## start Supplied information

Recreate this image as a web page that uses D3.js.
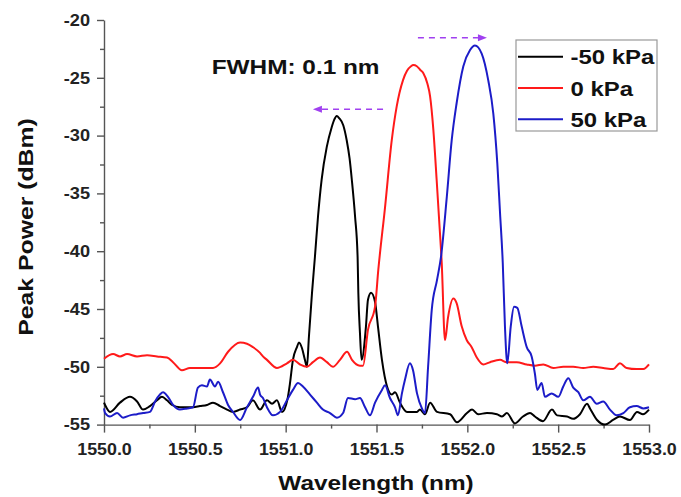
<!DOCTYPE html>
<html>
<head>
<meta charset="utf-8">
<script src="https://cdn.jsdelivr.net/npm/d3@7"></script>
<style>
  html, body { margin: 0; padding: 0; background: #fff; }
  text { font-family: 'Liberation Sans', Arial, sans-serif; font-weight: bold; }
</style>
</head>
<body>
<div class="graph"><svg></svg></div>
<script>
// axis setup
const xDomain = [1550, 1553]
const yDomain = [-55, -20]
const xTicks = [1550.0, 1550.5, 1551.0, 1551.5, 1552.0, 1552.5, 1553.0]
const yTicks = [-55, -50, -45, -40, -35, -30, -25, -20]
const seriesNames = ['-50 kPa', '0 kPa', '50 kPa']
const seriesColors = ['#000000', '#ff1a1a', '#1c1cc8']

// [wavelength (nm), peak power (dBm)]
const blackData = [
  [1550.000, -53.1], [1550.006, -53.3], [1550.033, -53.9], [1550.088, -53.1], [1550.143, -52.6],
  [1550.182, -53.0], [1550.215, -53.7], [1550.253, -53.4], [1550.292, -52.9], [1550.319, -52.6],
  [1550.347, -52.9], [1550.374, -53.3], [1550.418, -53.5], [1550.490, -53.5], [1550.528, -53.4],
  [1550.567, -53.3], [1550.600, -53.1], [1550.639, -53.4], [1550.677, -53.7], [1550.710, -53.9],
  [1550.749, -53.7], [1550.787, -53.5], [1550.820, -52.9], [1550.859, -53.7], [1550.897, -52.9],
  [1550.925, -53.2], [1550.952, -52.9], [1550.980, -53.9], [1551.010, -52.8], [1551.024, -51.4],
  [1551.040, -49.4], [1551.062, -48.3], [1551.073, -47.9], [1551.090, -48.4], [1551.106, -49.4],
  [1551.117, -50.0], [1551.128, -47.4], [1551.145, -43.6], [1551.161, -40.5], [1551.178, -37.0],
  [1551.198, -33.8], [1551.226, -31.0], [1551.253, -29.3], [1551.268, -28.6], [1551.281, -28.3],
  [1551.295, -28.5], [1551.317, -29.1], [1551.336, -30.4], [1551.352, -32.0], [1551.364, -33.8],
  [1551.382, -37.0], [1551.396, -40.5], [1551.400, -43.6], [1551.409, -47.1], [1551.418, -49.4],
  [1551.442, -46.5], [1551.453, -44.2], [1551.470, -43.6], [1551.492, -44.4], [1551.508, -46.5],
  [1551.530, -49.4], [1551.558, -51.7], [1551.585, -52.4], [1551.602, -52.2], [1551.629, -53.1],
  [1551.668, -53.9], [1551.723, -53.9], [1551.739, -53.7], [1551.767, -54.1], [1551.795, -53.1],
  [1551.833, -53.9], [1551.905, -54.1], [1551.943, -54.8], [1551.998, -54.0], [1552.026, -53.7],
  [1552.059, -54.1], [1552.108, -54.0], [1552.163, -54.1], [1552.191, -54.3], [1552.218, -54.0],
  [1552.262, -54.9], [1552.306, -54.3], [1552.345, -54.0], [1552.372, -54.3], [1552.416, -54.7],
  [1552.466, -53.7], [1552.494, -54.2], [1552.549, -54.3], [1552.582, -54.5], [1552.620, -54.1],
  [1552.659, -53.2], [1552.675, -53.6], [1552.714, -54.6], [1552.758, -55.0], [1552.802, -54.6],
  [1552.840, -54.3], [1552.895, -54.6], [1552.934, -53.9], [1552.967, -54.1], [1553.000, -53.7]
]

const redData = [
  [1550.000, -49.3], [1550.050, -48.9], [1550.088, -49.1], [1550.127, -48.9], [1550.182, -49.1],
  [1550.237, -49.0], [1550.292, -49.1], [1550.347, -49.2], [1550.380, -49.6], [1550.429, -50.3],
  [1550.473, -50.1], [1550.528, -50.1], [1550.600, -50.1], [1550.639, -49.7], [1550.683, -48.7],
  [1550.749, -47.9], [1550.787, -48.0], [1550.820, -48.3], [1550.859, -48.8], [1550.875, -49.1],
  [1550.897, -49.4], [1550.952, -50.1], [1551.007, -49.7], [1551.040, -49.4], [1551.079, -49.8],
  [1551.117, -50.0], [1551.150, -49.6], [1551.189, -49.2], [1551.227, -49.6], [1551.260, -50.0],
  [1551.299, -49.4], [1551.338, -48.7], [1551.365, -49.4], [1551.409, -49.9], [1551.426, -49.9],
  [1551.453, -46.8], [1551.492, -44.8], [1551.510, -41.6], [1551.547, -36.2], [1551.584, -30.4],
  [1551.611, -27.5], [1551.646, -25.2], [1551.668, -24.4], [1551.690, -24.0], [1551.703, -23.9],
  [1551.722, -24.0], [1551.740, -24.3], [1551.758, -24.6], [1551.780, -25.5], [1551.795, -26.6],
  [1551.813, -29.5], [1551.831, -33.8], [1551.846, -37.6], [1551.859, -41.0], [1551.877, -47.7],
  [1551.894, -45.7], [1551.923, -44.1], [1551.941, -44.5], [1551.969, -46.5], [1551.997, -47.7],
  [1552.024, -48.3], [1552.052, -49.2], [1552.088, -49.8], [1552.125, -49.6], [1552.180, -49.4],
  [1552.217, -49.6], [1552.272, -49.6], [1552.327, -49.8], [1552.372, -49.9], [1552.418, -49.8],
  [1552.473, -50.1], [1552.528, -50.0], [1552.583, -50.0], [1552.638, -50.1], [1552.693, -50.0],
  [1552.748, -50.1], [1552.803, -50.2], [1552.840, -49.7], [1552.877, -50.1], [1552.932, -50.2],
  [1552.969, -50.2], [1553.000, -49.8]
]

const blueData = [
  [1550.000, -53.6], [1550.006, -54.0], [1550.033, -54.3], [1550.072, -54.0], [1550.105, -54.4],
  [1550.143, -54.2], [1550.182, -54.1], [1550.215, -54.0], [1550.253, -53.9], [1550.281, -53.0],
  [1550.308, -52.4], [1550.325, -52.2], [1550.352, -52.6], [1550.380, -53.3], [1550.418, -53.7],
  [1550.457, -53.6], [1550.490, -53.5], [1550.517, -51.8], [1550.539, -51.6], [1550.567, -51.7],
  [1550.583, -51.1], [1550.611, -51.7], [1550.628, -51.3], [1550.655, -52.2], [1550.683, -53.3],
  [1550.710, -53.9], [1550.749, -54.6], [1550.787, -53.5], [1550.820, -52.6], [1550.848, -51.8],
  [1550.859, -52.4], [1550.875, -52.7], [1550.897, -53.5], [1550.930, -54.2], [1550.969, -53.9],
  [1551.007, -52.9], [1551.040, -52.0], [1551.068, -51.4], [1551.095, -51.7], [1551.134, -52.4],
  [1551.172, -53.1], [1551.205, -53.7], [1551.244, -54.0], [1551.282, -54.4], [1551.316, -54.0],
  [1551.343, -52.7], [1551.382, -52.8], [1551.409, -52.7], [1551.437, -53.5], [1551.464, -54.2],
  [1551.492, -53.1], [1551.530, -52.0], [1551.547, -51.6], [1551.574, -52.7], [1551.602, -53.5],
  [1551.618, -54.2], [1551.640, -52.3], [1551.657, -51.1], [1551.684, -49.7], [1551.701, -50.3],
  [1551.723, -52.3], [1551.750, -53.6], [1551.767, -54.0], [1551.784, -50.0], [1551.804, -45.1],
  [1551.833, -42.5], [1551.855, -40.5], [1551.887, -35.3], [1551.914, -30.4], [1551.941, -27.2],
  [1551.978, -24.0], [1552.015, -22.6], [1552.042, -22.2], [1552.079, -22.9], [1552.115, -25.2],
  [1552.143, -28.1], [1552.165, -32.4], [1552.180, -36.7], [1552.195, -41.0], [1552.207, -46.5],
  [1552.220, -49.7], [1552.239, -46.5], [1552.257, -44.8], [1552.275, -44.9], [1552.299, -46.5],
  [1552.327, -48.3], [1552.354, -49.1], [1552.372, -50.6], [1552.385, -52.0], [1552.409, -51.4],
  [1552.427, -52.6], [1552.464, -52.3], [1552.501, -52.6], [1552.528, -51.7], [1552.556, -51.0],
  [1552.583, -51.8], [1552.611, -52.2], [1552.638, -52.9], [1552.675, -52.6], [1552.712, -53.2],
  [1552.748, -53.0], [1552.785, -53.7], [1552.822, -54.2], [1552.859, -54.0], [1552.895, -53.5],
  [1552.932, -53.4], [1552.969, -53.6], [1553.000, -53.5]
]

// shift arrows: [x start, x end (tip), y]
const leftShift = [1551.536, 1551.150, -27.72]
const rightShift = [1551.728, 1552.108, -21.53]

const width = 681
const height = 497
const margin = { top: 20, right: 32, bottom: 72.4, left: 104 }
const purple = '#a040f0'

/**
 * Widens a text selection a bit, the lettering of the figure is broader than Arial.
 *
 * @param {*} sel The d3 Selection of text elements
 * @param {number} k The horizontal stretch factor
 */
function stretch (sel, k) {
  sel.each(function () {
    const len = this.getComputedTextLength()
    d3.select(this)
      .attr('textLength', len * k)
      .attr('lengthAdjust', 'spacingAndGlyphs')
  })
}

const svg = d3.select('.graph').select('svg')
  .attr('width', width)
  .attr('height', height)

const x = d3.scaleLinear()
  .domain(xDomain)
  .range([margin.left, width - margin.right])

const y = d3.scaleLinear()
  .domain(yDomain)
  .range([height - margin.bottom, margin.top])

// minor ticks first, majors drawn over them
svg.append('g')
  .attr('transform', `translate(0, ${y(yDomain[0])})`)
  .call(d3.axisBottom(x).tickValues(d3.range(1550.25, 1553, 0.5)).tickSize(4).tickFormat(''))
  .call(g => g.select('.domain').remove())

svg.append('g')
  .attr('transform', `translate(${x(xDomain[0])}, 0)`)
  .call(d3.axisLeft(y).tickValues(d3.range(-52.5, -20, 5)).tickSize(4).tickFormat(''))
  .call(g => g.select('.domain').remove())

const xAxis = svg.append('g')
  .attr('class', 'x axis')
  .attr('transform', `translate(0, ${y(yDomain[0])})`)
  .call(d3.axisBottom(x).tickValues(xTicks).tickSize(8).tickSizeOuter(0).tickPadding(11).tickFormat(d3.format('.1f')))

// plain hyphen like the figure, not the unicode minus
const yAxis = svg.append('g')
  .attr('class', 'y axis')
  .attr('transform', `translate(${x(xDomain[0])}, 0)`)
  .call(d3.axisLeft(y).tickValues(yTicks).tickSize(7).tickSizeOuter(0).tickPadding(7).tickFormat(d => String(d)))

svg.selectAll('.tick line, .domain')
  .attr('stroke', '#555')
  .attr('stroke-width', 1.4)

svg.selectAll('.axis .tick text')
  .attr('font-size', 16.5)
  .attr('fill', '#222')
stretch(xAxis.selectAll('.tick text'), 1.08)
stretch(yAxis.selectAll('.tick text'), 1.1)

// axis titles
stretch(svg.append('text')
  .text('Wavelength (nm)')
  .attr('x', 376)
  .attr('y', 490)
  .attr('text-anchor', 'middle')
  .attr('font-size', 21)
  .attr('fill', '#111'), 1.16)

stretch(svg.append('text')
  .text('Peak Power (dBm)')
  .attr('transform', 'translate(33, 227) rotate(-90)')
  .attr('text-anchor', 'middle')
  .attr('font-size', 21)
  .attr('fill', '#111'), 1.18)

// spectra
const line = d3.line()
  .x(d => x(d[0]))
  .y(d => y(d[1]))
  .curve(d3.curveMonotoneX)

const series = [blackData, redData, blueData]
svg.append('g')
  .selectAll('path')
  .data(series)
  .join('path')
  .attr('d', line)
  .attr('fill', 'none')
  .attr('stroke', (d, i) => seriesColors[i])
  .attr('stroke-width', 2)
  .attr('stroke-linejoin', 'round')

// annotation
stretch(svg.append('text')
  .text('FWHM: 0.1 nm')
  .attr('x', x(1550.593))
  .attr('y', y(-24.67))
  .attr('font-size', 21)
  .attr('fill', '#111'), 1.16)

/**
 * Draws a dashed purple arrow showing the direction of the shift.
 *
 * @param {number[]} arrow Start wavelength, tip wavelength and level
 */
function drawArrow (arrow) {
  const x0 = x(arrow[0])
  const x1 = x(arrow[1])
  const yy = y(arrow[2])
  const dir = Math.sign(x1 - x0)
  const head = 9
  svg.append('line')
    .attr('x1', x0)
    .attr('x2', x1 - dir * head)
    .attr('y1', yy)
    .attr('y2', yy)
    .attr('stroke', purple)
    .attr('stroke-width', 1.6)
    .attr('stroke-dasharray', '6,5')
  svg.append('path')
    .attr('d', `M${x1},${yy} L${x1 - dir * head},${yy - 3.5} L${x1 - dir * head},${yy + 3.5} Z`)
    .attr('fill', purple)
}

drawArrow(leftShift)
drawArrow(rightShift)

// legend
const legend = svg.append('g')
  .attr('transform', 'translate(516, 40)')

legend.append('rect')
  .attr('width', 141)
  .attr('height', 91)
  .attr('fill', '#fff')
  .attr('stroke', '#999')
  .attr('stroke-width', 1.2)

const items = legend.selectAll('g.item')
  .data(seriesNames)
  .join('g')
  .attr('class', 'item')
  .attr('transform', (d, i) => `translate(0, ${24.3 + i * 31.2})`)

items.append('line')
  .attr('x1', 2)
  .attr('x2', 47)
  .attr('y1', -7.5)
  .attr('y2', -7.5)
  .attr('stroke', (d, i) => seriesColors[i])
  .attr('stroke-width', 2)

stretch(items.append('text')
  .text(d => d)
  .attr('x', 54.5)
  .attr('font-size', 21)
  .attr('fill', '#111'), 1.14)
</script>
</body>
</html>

## end Supplied information

▶ [Your goal]: Which lines include the word "this"? List them all.

▶ [Task output]:
Recreate this image as a web page that uses D3.js.
    const len = this.getComputedTextLength()
    d3.select(this)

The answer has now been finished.